An alternative hypothesis on the other hand is just the opposite of a null hypothesis and has a
significant relationship between two measured and verified phenomena. Some effects are
observed as a result of an alternative hypothesis; and since this is something the researcher is
trying to prove, some amount of changes in opinions and actions are involved. An alternative
hypothesis is a result of a real effect.
8. What would you mean by principal component analysis?
Principal component analysis is a method used to reduce large data sets in dimension by
transforming larger sets of variables into smaller ones, while retaining the principal information.
This is majorly done with the intent of improving accuracy since smaller data sets are easier to
explore, as a result of which data analysis gets faster and quicker for machine learning.
9. Define the term - logistic regression.
Logistic regression is a form of predictive analysis in machine learning that attempts to identify
relationships between variables. It is used to explain the relationship between a binary variable
and one or multiple nominal, ordinal, interval or ratio-level variables, while also describing the
data. Logistic regression is used for categorical dependent variables.
10. How can I deal with multi-source problems?
Storing the same data can often cause quality hindrances in analytics. Depending on what the
magnitude of the issues are, a complete data management system needs to be put in place.
Data reconciliation, elaborate and informative databases and pooling in segmented data can
help in deal with multi-source problems. Aggregation and data integration is also helpful while
dealing with multi-source data.
11. List the most important types of clustering algorithms.

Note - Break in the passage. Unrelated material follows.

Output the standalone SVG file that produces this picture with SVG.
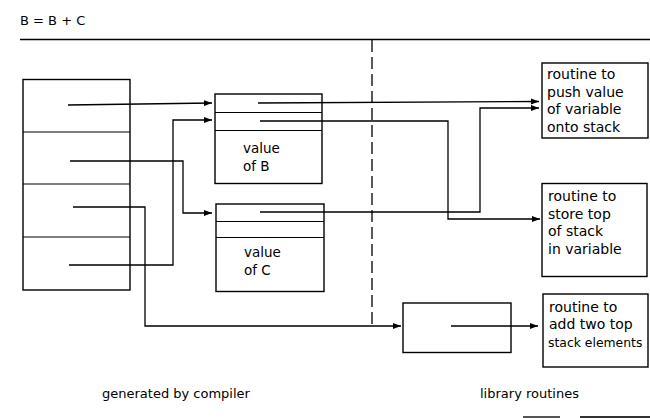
<svg xmlns="http://www.w3.org/2000/svg" width="650" height="418" viewBox="0 0 650 418">
<style>
.box{fill:none;stroke:#000;stroke-width:1.4}
.div{stroke:#000;stroke-width:1.2;fill:none}
.con{fill:none;stroke:#000;stroke-width:1.3}
.arr{marker-end:url(#ah)}
.t{font-family:"DejaVu Sans",sans-serif;font-size:14px;fill:#000}
.v{font-family:"DejaVu Sans",sans-serif;font-size:13.5px;fill:#000}
.s{font-family:"DejaVu Sans",sans-serif;font-size:13px;fill:#000}
.dash{stroke:#000;stroke-width:1.3;stroke-dasharray:12 5;fill:none}
</style>
<defs>
<marker id="ah" markerUnits="userSpaceOnUse" markerWidth="9" markerHeight="7" refX="8" refY="3.5" orient="auto">
<path d="M0,0.5 L8,3.5 L0,6.5 Z" fill="#000"/>
</marker>
</defs>
<rect width="650" height="418" fill="#fff"/>
<text class="s" x="20" y="25">B = B + C</text>
<line x1="20" y1="39.5" x2="650" y2="39.5" stroke="#000" stroke-width="1.4"/>
<line class="dash" x1="372" y1="40" x2="372" y2="326"/>

<g id="compiled-code">
<rect class="box" x="23" y="79.5" width="107" height="210.5"/>
<line class="div" x1="23" y1="132" x2="130" y2="132"/>
<line class="div" x1="23" y1="184" x2="130" y2="184"/>
<line class="div" x1="23" y1="237" x2="130" y2="237"/>
</g>

<g id="var-B">
<rect class="box" x="215" y="94" width="107" height="89.5"/>
<line class="div" x1="215" y1="112.5" x2="322" y2="112.5"/>
<line class="div" x1="215" y1="130.5" x2="322" y2="130.5"/>
<text class="v" x="243" y="153">value</text>
<text class="v" x="243" y="171">of B</text>
</g>

<g id="var-C">
<rect class="box" x="216" y="204" width="108" height="87.5"/>
<line class="div" x1="216" y1="221.5" x2="324" y2="221.5"/>
<line class="div" x1="216" y1="237.5" x2="324" y2="237.5"/>
<text class="v" x="244" y="257">value</text>
<text class="v" x="244" y="275">of C</text>
</g>

<g id="add-stub">
<rect class="box" x="403" y="303" width="108" height="49.5"/>
</g>

<g id="push-routine">
<rect class="box" x="542" y="63" width="106" height="75"/>
<text class="t" x="547" y="79">routine to</text>
<text class="t" x="547" y="96.5">push value</text>
<text class="t" x="547" y="114">of variable</text>
<text class="t" x="547" y="131.5">onto stack</text>
</g>

<g id="store-routine">
<rect class="box" x="542" y="183.5" width="105" height="93"/>
<text class="t" x="548" y="201">routine to</text>
<text class="t" x="548" y="218.5">store top</text>
<text class="t" x="548" y="236">of stack</text>
<text class="t" x="548" y="253.5">in variable</text>
</g>

<g id="add-routine">
<rect class="box" x="543" y="294" width="105" height="73"/>
<text class="t" x="549" y="311.5">routine to</text>
<text class="t" x="549" y="329">add two top</text>
<text class="t" x="548" y="346.5" style="font-size:12.4px">stack elements</text>
</g>

<g id="connectors">
<polyline class="con arr" points="68,105 212,103"/>
<polyline class="con arr" points="69,265 173,265 173,120 212,120"/>
<polyline class="con arr" points="70,161 183,161 183,213 212,213"/>
<polyline class="con arr" points="73,207 145,207 145,326 401,326"/>
<polyline class="con arr" points="258,103 539,101.5"/>
<polyline class="con arr" points="260,212 480,212 480,108 539,108"/>
<polyline class="con arr" points="260,121 448,121 448,219 540,219"/>
<polyline class="con arr" points="451,326 538,326"/>
</g>

<text class="s" x="102" y="398">generated by compiler</text>
<text class="s" x="480" y="398">library routines</text>

<line x1="523" y1="417" x2="560" y2="417" stroke="#555" stroke-width="2"/>
<line x1="580" y1="417" x2="650" y2="417" stroke="#333" stroke-width="2"/>
</svg>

The most important types of clustering algorithms are-
● Connectivity models- based on the idea that farther data points from each other exhibit
less similarity when compared to closer data points in data space
● Centroid models- the closeness of a data point to the cluster centroid derives the notion
of similarity for this model
● Distribution models- based on the probability that all data points in the same cluster are
part of the same distribution
● Density models- search for varied density areas of data points in the data space
12. Why do we scale data?
Scaling is important because sometimes your data set will have a set of features that completely
or partially vary in terms of units, range and magnitude. While certain algorithms have minimum
or zero effects, scaling can actually have positive impacts on the data. It is an important step of
data pre-processing that also helps to normalise data within a given range. Scaling of data also
often helps in speeding up algorithm calculations.